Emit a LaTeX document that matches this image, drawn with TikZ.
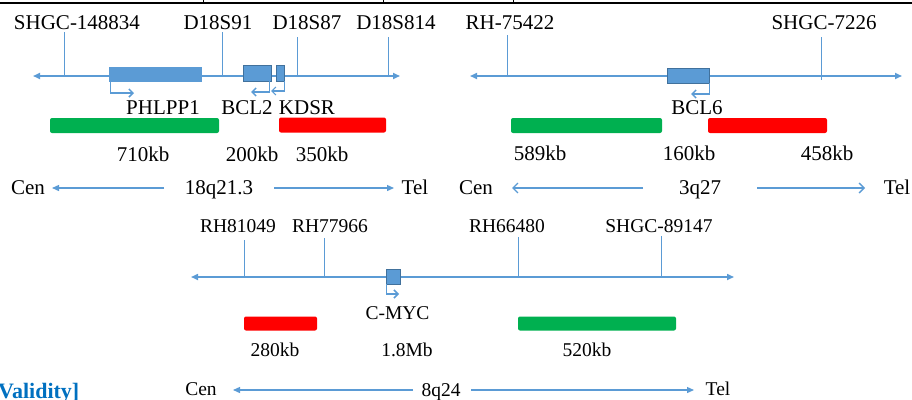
\documentclass[tikz,border=0pt]{standalone}
\usepackage{fontspec}
\setmainfont{Liberation Serif}
\usetikzlibrary{arrows.meta}
\definecolor{lblue}{HTML}{5B9BD5}
\definecolor{dblue}{HTML}{41719C}
\definecolor{gbar}{HTML}{00B050}
\definecolor{rbar}{HTML}{FF0000}
\definecolor{vblue}{HTML}{0070C0}
\begin{document}
\begin{tikzpicture}[x=1pt,y=-1pt,
 lbl/.style={inner sep=0pt, anchor=base, font=\fontsize{21}{25}\selectfont},
 lblc/.style={inner sep=0pt, anchor=base, font=\fontsize{19.5}{23}\selectfont},
 chrom/.style={draw=lblue, line width=1.6pt, {Triangle[length=7pt,width=6pt]}-{Triangle[length=7pt,width=6pt]}},
 tickln/.style={draw=lblue, line width=0.9pt},
 genebox/.style={draw=lblue, fill=lblue, line width=0.8pt, inner sep=0pt},
 genedark/.style={draw=dblue, fill=lblue, line width=0.9pt, inner sep=0pt},
 tss/.style={draw=lblue, line width=1.5pt, -{Straight Barb[length=4pt,width=8pt]}},
 barbox/.style={draw=none, rounded corners=2pt, inner sep=0pt, minimum height=15pt},
 dirf/.style={draw=lblue, line width=1.3pt, -{Triangle[length=7pt,width=6pt]}},
 diro/.style={draw=lblue, line width=1.3pt, -{Straight Barb[length=5pt,width=10pt]}},
]
\useasboundingbox (0,0) rectangle (912,399);
% table border at top
\coordinate (tl) at (0,3);
\coordinate (tr) at (912,3);
\draw[black, line width=1.3pt] (tl) -- (tr);
\foreach \xx/\nm in {203/ta,383/tb,513/tc}{
  \coordinate (\nm) at (\xx,0);
  \draw[black, line width=1pt] (\nm) -- (\nm |- tl);
}

%%%%%%%% Panel 1: 18q21.3
\node[lbl] (m11) at (77,29) {SHGC-148834};
\node[lbl] (m12) at (218,29) {D18S91};
\node[lbl] (m13) at (307,29) {D18S87};
\node[lbl] (m14) at (396,29) {D18S814};
\coordinate (c1l) at (33,76);
\coordinate (c1r) at (400,76);
\draw[chrom] (c1l) -- (c1r);
\coordinate (k11) at (64,32);
\coordinate (k12) at (222,32);
\coordinate (k13) at (297,37);
\coordinate (k14) at (388,37);
\foreach \k in {k11,k12,k13,k14}{ \draw[tickln] (\k) -- (\k |- c1l); }
\node[genebox, minimum width=92pt, minimum height=14pt] (phl) at (155,74) {};
\node[genedark, minimum width=28pt, minimum height=16pt] (bcl2) at (257,73) {};
\node[genedark, minimum width=8pt, minimum height=16pt] (kdsr) at (280,73) {};
\coordinate (phlt) at (134,93);
\coordinate (bcl2t) at (251,92);
\coordinate (kdsrt) at (271,91);
\draw[tss] ([xshift=2pt]phl.south west) |- (phlt);
\draw[tss] ([xshift=-2pt]bcl2.south east) |- (bcl2t);
\draw[tss, line width=1.2pt] (kdsr.south east) |- (kdsrt);
\node[lbl] (g11) at (163,114) {PHLPP1};
\node[lbl] (g12) at (247,114) {BCL2};
\node[lbl] (g13) at (307,114) {KDSR};
\node[barbox, fill=gbar, minimum width=169pt] (b11) at (134.5,125.5) {};
\node[barbox, fill=rbar, minimum width=107pt] (b12) at (332.5,125) {};
\node[lbl] (s11) at (143,161) {710kb};
\node[lbl] (s12) at (252,161) {200kb};
\node[lbl] (s13) at (322,161) {350kb};
\node[lbl] (cen1) at (28,194) {Cen};
\node[lbl] (loc1) at (219,194) {18q21.3};
\node[lbl] (tel1) at (415,194) {Tel};
\coordinate (a1s) at (164,188);
\coordinate (a1e) at (52,188);
\coordinate (a1s2) at (274,188);
\coordinate (a1e2) at (394,188);
\draw[dirf] (a1s) -- (a1e);
\draw[dirf] (a1s2) -- (a1e2);

%%%%%%%% Panel 2: 3q27
\node[lbl] (m21) at (510,29) {RH-75422};
\node[lbl] (m22) at (824,29) {SHGC-7226};
\coordinate (c2l) at (470,76);
\coordinate (c2r) at (902,76);
\draw[chrom] (c2l) -- (c2r);
\coordinate (k21) at (507,35);
\coordinate (k22) at (821,37);
\draw[tickln] (k21) -- (k21 |- c2l);
\draw[tickln] (k22) -- ([yshift=-4pt]k22 |- c2l);
\node[genedark, minimum width=42pt, minimum height=15pt] (bcl6) at (688,75.5) {};
\coordinate (bcl6t) at (691,94);
\draw[tss] (bcl6.south east) |- (bcl6t);
\node[lbl] (g21) at (697,114) {BCL6};
\node[barbox, fill=gbar, minimum width=151pt] (b21) at (586.5,125.5) {};
\node[barbox, fill=rbar, minimum width=119pt] (b22) at (767.5,125.5) {};
\node[lbl] (s21) at (540,160) {589kb};
\node[lbl] (s22) at (689,160) {160kb};
\node[lbl] (s23) at (827,160) {458kb};
\node[lbl] (cen2) at (476,194) {Cen};
\node[lbl] (loc2) at (700,194) {3q27};
\node[lbl] (tel2) at (897,194) {Tel};
\coordinate (a2s) at (643,188);
\coordinate (a2e) at (512,188);
\coordinate (a2s2) at (757,188);
\coordinate (a2e2) at (865,188);
\draw[diro] (a2s) -- (a2e);
\draw[diro] (a2s2) -- (a2e2);

%%%%%%%% Panel 3: 8q24
\node[lblc] (m31) at (238,232) {RH81049};
\node[lblc] (m32) at (330,232) {RH77966};
\node[lblc] (m33) at (507,232) {RH66480};
\node[lblc] (m34) at (659,232) {SHGC-89147};
\coordinate (c3l) at (191,277);
\coordinate (c3r) at (734,277);
\draw[chrom] (c3l) -- (c3r);
\coordinate (k31) at (244,240);
\coordinate (k32) at (324,238);
\coordinate (k33) at (518,237);
\coordinate (k34) at (661,236);
\foreach \k in {k31,k32,k33,k34}{ \draw[tickln] (\k) -- (\k |- c3l); }
\node[genedark, minimum width=14pt, minimum height=15pt] (myc) at (393,276.5) {};
\coordinate (myct) at (399,294);
\draw[tss] ([xshift=1pt]myc.south west) |- (myct);
\node[lblc] (g31) at (397.5,319) {C-MYC};
\node[barbox, fill=rbar, minimum width=73pt, minimum height=14pt] (b31) at (280.5,323.5) {};
\node[barbox, fill=gbar, minimum width=158pt, minimum height=14pt] (b32) at (597,323.5) {};
\node[lblc] (s31) at (275,356) {280kb};
\node[lblc] (s32) at (407,356) {1.8Mb};
\node[lblc] (s33) at (587,356) {520kb};
\node[lblc] (cen3) at (201,395) {Cen};
\node[lblc] (loc3) at (441,396) {8q24};
\node[lblc] (tel3) at (718,395) {Tel};
\coordinate (a3s) at (413,390);
\coordinate (a3e) at (233,390);
\coordinate (a3s2) at (471,390);
\coordinate (a3e2) at (694,390);
\draw[dirf] (a3s) -- (a3e);
\draw[dirf] (a3s2) -- (a3e2);

% caption text, cut off at the page edge as in the reference
\node[inner sep=0pt, anchor=base west, text=vblue, font=\fontsize{22}{26}\selectfont\bfseries] (valid) at (-2,398) {Validity]};
\end{tikzpicture}
\end{document}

» **WHAT YOU SHOULD DO**
Reproduce every line precisely as given, omitting all pictures.

» **WORKED SOLUTION**
Emit a LaTeX document that matches this image, drawn with TikZ.
\documentclass[tikz,border=0pt]{standalone}
\usepackage{fontspec}
\setmainfont{Liberation Serif}
\usetikzlibrary{arrows.meta}
\definecolor{lblue}{HTML}{5B9BD5}
\definecolor{dblue}{HTML}{41719C}
\definecolor{gbar}{HTML}{00B050}
\definecolor{rbar}{HTML}{FF0000}
\definecolor{vblue}{HTML}{0070C0}
\begin{document}
\begin{tikzpicture}[x=1pt,y=-1pt,
 lbl/.style={inner sep=0pt, anchor=base, font=\fontsize{21}{25}\selectfont},
 lblc/.style={inner sep=0pt, anchor=base, font=\fontsize{19.5}{23}\selectfont},
 chrom/.style={draw=lblue, line width=1.6pt, {Triangle[length=7pt,width=6pt]}-{Triangle[length=7pt,width=6pt]}},
 tickln/.style={draw=lblue, line width=0.9pt},
 genebox/.style={draw=lblue, fill=lblue, line width=0.8pt, inner sep=0pt},
 genedark/.style={draw=dblue, fill=lblue, line width=0.9pt, inner sep=0pt},
 tss/.style={draw=lblue, line width=1.5pt, -{Straight Barb[length=4pt,width=8pt]}},
 barbox/.style={draw=none, rounded corners=2pt, inner sep=0pt, minimum height=15pt},
 dirf/.style={draw=lblue, line width=1.3pt, -{Triangle[length=7pt,width=6pt]}},
 diro/.style={draw=lblue, line width=1.3pt, -{Straight Barb[length=5pt,width=10pt]}},
]
\useasboundingbox (0,0) rectangle (912,399);
% table border at top
\coordinate (tl) at (0,3);
\coordinate (tr) at (912,3);
\draw[black, line width=1.3pt] (tl) -- (tr);
\foreach \xx/\nm in {203/ta,383/tb,513/tc}{
  \coordinate (\nm) at (\xx,0);
  \draw[black, line width=1pt] (\nm) -- (\nm |- tl);
}

%%%%%%%% Panel 1: 18q21.3
\node[lbl] (m11) at (77,29) {SHGC-148834};
\node[lbl] (m12) at (218,29) {D18S91};
\node[lbl] (m13) at (307,29) {D18S87};
\node[lbl] (m14) at (396,29) {D18S814};
\coordinate (c1l) at (33,76);
\coordinate (c1r) at (400,76);
\draw[chrom] (c1l) -- (c1r);
\coordinate (k11) at (64,32);
\coordinate (k12) at (222,32);
\coordinate (k13) at (297,37);
\coordinate (k14) at (388,37);
\foreach \k in {k11,k12,k13,k14}{ \draw[tickln] (\k) -- (\k |- c1l); }
\node[genebox, minimum width=92pt, minimum height=14pt] (phl) at (155,74) {};
\node[genedark, minimum width=28pt, minimum height=16pt] (bcl2) at (257,73) {};
\node[genedark, minimum width=8pt, minimum height=16pt] (kdsr) at (280,73) {};
\coordinate (phlt) at (134,93);
\coordinate (bcl2t) at (251,92);
\coordinate (kdsrt) at (271,91);
\draw[tss] ([xshift=2pt]phl.south west) |- (phlt);
\draw[tss] ([xshift=-2pt]bcl2.south east) |- (bcl2t);
\draw[tss, line width=1.2pt] (kdsr.south east) |- (kdsrt);
\node[lbl] (g11) at (163,114) {PHLPP1};
\node[lbl] (g12) at (247,114) {BCL2};
\node[lbl] (g13) at (307,114) {KDSR};
\node[barbox, fill=gbar, minimum width=169pt] (b11) at (134.5,125.5) {};
\node[barbox, fill=rbar, minimum width=107pt] (b12) at (332.5,125) {};
\node[lbl] (s11) at (143,161) {710kb};
\node[lbl] (s12) at (252,161) {200kb};
\node[lbl] (s13) at (322,161) {350kb};
\node[lbl] (cen1) at (28,194) {Cen};
\node[lbl] (loc1) at (219,194) {18q21.3};
\node[lbl] (tel1) at (415,194) {Tel};
\coordinate (a1s) at (164,188);
\coordinate (a1e) at (52,188);
\coordinate (a1s2) at (274,188);
\coordinate (a1e2) at (394,188);
\draw[dirf] (a1s) -- (a1e);
\draw[dirf] (a1s2) -- (a1e2);

%%%%%%%% Panel 2: 3q27
\node[lbl] (m21) at (510,29) {RH-75422};
\node[lbl] (m22) at (824,29) {SHGC-7226};
\coordinate (c2l) at (470,76);
\coordinate (c2r) at (902,76);
\draw[chrom] (c2l) -- (c2r);
\coordinate (k21) at (507,35);
\coordinate (k22) at (821,37);
\draw[tickln] (k21) -- (k21 |- c2l);
\draw[tickln] (k22) -- ([yshift=-4pt]k22 |- c2l);
\node[genedark, minimum width=42pt, minimum height=15pt] (bcl6) at (688,75.5) {};
\coordinate (bcl6t) at (691,94);
\draw[tss] (bcl6.south east) |- (bcl6t);
\node[lbl] (g21) at (697,114) {BCL6};
\node[barbox, fill=gbar, minimum width=151pt] (b21) at (586.5,125.5) {};
\node[barbox, fill=rbar, minimum width=119pt] (b22) at (767.5,125.5) {};
\node[lbl] (s21) at (540,160) {589kb};
\node[lbl] (s22) at (689,160) {160kb};
\node[lbl] (s23) at (827,160) {458kb};
\node[lbl] (cen2) at (476,194) {Cen};
\node[lbl] (loc2) at (700,194) {3q27};
\node[lbl] (tel2) at (897,194) {Tel};
\coordinate (a2s) at (643,188);
\coordinate (a2e) at (512,188);
\coordinate (a2s2) at (757,188);
\coordinate (a2e2) at (865,188);
\draw[diro] (a2s) -- (a2e);
\draw[diro] (a2s2) -- (a2e2);

%%%%%%%% Panel 3: 8q24
\node[lblc] (m31) at (238,232) {RH81049};
\node[lblc] (m32) at (330,232) {RH77966};
\node[lblc] (m33) at (507,232) {RH66480};
\node[lblc] (m34) at (659,232) {SHGC-89147};
\coordinate (c3l) at (191,277);
\coordinate (c3r) at (734,277);
\draw[chrom] (c3l) -- (c3r);
\coordinate (k31) at (244,240);
\coordinate (k32) at (324,238);
\coordinate (k33) at (518,237);
\coordinate (k34) at (661,236);
\foreach \k in {k31,k32,k33,k34}{ \draw[tickln] (\k) -- (\k |- c3l); }
\node[genedark, minimum width=14pt, minimum height=15pt] (myc) at (393,276.5) {};
\coordinate (myct) at (399,294);
\draw[tss] ([xshift=1pt]myc.south west) |- (myct);
\node[lblc] (g31) at (397.5,319) {C-MYC};
\node[barbox, fill=rbar, minimum width=73pt, minimum height=14pt] (b31) at (280.5,323.5) {};
\node[barbox, fill=gbar, minimum width=158pt, minimum height=14pt] (b32) at (597,323.5) {};
\node[lblc] (s31) at (275,356) {280kb};
\node[lblc] (s32) at (407,356) {1.8Mb};
\node[lblc] (s33) at (587,356) {520kb};
\node[lblc] (cen3) at (201,395) {Cen};
\node[lblc] (loc3) at (441,396) {8q24};
\node[lblc] (tel3) at (718,395) {Tel};
\coordinate (a3s) at (413,390);
\coordinate (a3e) at (233,390);
\coordinate (a3s2) at (471,390);
\coordinate (a3e2) at (694,390);
\draw[dirf] (a3s) -- (a3e);
\draw[dirf] (a3s2) -- (a3e2);

% caption text, cut off at the page edge as in the reference
\node[inner sep=0pt, anchor=base west, text=vblue, font=\fontsize{22}{26}\selectfont\bfseries] (valid) at (-2,398) {Validity]};
\end{tikzpicture}
\end{document}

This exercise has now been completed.